Things look set to move forward, according to Reuters:
Senate Republicans will charge ahead early in 2015 with a bill to approve the long-stalled Keystone XL oil pipeline from Canada, a move that would back President Barack Obama into a corner and set the tone for how the party taking control of Congress will govern the next two years.
The $8 billion project would deliver heavy Canadian oil sands crude from Alberta to Nebraska and make it easier to deliver oil from North Dakota’s Bakken region to the U.S. Gulf Coast.
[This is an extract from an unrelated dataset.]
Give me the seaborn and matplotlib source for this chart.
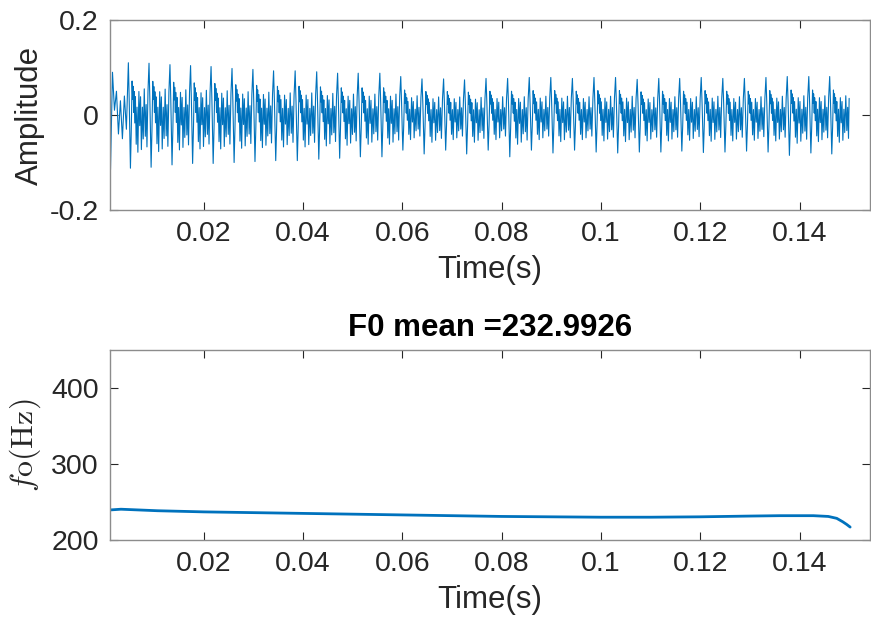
import numpy as np
import pandas as pd
import matplotlib
matplotlib.use("Agg")
import matplotlib.pyplot as plt
import seaborn as sns

# ---------------- data ----------------
# times (s) of the main positive peaks of the waveform
peak_times = [0.0048, 0.00896, 0.01318, 0.01733, 0.02146, 0.02568, 0.02989, 0.03405,
              0.0384, 0.04274, 0.04695, 0.0511, 0.05546, 0.05967, 0.06395, 0.0683,
              0.07252, 0.07685, 0.0812, 0.08556, 0.0899, 0.09425, 0.0986, 0.10294,
              0.1073, 0.11165, 0.11586, 0.1202, 0.12455, 0.1289, 0.13324, 0.13753,
              0.14187, 0.14608]
# height of each main peak
peak_amp = [0.110, 0.109, 0.106, 0.104, 0.102, 0.098, 0.096, 0.093, 0.093, 0.091, 0.088,
            0.088, 0.088, 0.081, 0.076, 0.076, 0.074, 0.077, 0.077, 0.079, 0.079, 0.077, 0.079,
            0.079, 0.075, 0.077, 0.077, 0.079, 0.077, 0.077, 0.079, 0.081, 0.081, 0.081]
# depth of the main trough following each peak
trough_amp = [0.112, 0.110, 0.105, 0.102, 0.102, 0.100, 0.098, 0.096, 0.096, 0.093, 0.091,
              0.088, 0.088, 0.074, 0.082, 0.074, 0.082, 0.074, 0.088, 0.074, 0.080, 0.074, 0.078,
              0.080, 0.078, 0.078, 0.076, 0.079, 0.078, 0.076, 0.078, 0.085, 0.080, 0.082]
# shape of one glottal period (phase within the period, relative level)
cycle_phase = [0.00, 0.04, 0.07, 0.10, 0.14, 0.18, 0.21, 0.23, 0.26, 0.28, 0.31, 0.34, 0.38,
               0.42, 0.46, 0.51, 0.55, 0.59, 0.63, 0.68, 0.72, 0.77, 0.82, 0.86, 0.90, 0.95]
cycle_level = [1.00, 0.30, -0.40, -1.00, -0.30, 0.65, 0.30, 0.55, 0.05, 0.45, -0.15, 0.35, -0.55,
               0.15, -0.70, 0.45, -0.20, 0.35, -0.65, 0.15, -0.45, 0.50, -0.40, 0.20, -0.60, 0.45]
# samples before the first full period and the final sample
lead_t = [0.0010, 0.0012, 0.0016, 0.0020, 0.0024, 0.0028, 0.0032, 0.0036, 0.0040, 0.0044]
lead_v = [0.030, -0.115, 0.090, 0.010, 0.050, -0.040, 0.030, -0.050, 0.040, -0.030]
tail_t = [0.1500]
tail_v = [0.035]

# F0 contour
f0_t = [0.001, 0.0033, 0.0107, 0.02, 0.03, 0.04, 0.05, 0.06, 0.07, 0.08, 0.09, 0.1, 0.11,
        0.12, 0.13, 0.136, 0.1428, 0.1458, 0.1475, 0.1487, 0.1495, 0.1502]
f0_v = [239.5, 240.5, 238.5, 237.0, 236.0, 235.0, 234.0, 233.0, 232.0, 231.0, 230.5, 230.0, 230.0,
        230.5, 231.5, 232.0, 232.0, 231.0, 228.5, 224.0, 220.5, 217.0]
f0_mean_text = "F0 mean =232.9926"

# ---------------- assemble waveform from the read values ----------------
wt, wv = list(lead_t), list(lead_v)
for i, T0 in enumerate(peak_times):
    T1 = peak_times[i + 1] if i + 1 < len(peak_times) else T0 + (T0 - peak_times[i - 1])
    for p, lv in zip(cycle_phase, cycle_level):
        t = T0 + p * (T1 - T0)
        if t >= tail_t[0]:
            break
        wt.append(t)
        wv.append(lv * (peak_amp[i] if lv > 0 else trough_amp[i]))
wt += tail_t
wv += tail_v
wave = pd.DataFrame({"t": wt, "v": wv})
f0 = pd.DataFrame({"t": f0_t, "f": f0_v})

# ---------------- style ----------------
sns.set_theme(style="white")
plt.rcParams["font.family"] = ["Liberation Sans", "DejaVu Sans"]
plt.rcParams["mathtext.fontset"] = "cm"
dark = "#262626"
blue = "#0072BD"

fig = plt.figure(figsize=(8.71, 6.33), dpi=100)
W, H = 871, 633
L, R = 110, 870
ax1 = fig.add_axes([L / W, 1 - 210 / H, (R - L) / W, 190 / H])
ax2 = fig.add_axes([L / W, 1 - 540 / H, (R - L) / W, 190 / H])

sns.lineplot(data=wave, x="t", y="v", ax=ax1, color=blue, linewidth=0.8,
             estimator=None, sort=False)
sns.lineplot(data=f0, x="t", y="f", ax=ax2, color=blue, linewidth=2.0,
             estimator=None, sort=False)

xt = [0.02, 0.04, 0.06, 0.08, 0.1, 0.12, 0.14]
xtl = ["0.02", "0.04", "0.06", "0.08", "0.1", "0.12", "0.14"]
for ax in (ax1, ax2):
    ax.set_xlim(0.0011, 0.1542)
    ax.set_xticks(xt)
    ax.set_xticklabels(xtl)
    for s in ax.spines.values():
        s.set_visible(True)
        s.set_color("#8c8c8c")
        s.set_linewidth(1.0)
    ax.tick_params(direction="in", length=6, width=0.8, color=dark, labelcolor=dark,
                   labelsize=20.5, top=True, right=True, bottom=True, left=True, pad=8)
    ax.set_xlabel("Time(s)", fontsize=22.5, color=dark, labelpad=6)

ax1.set_ylim(-0.2, 0.2)
ax1.set_yticks([-0.2, 0, 0.2])
ax1.set_yticklabels(["-0.2", "0", "0.2"])
ax1.set_ylabel("Amplitude", fontsize=22.5, color=dark)
ax1.yaxis.set_label_coords(-0.085, 0.5)

ax2.set_ylim(200, 450)
ax2.set_yticks([200, 300, 400])
ax2.set_yticklabels(["200", "300", "400"])
ax2.set_ylabel(r"$f\mathrm{o}(\mathrm{Hz})$", fontsize=23, color=dark)
ax2.yaxis.set_label_coords(-0.088, 0.5)
ax2.set_title(f0_mean_text, fontsize=22.5, fontweight="bold", color="black", pad=10)

fig.savefig("out.png", dpi=100, facecolor="white")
It has languished for six years awaiting presidential approval, which is needed because the pipeline crosses a national border.
Legislation earlier this year to approve the pipeline in a proposed end-run around the administration already had an estimated 57 votes in the 100-member Senate, and is now thought to have a filibuster-proof 61 votes after Republican gains in Tuesday's mid-term elections.
[...] Keystone legislation would also force Obama to either veto a measure with bipartisan support, or let a project advance that he has vowed to stop if certain emissions criteria are not met.
[...] The pipeline has become a symbol for environmental groups and the oil industry, galvanizing the green movement and forcing the White House to focus on climate change. For industry, the delay in its approval has come to represent what they say is the Obama administration's over-regulation and hindering of energy development.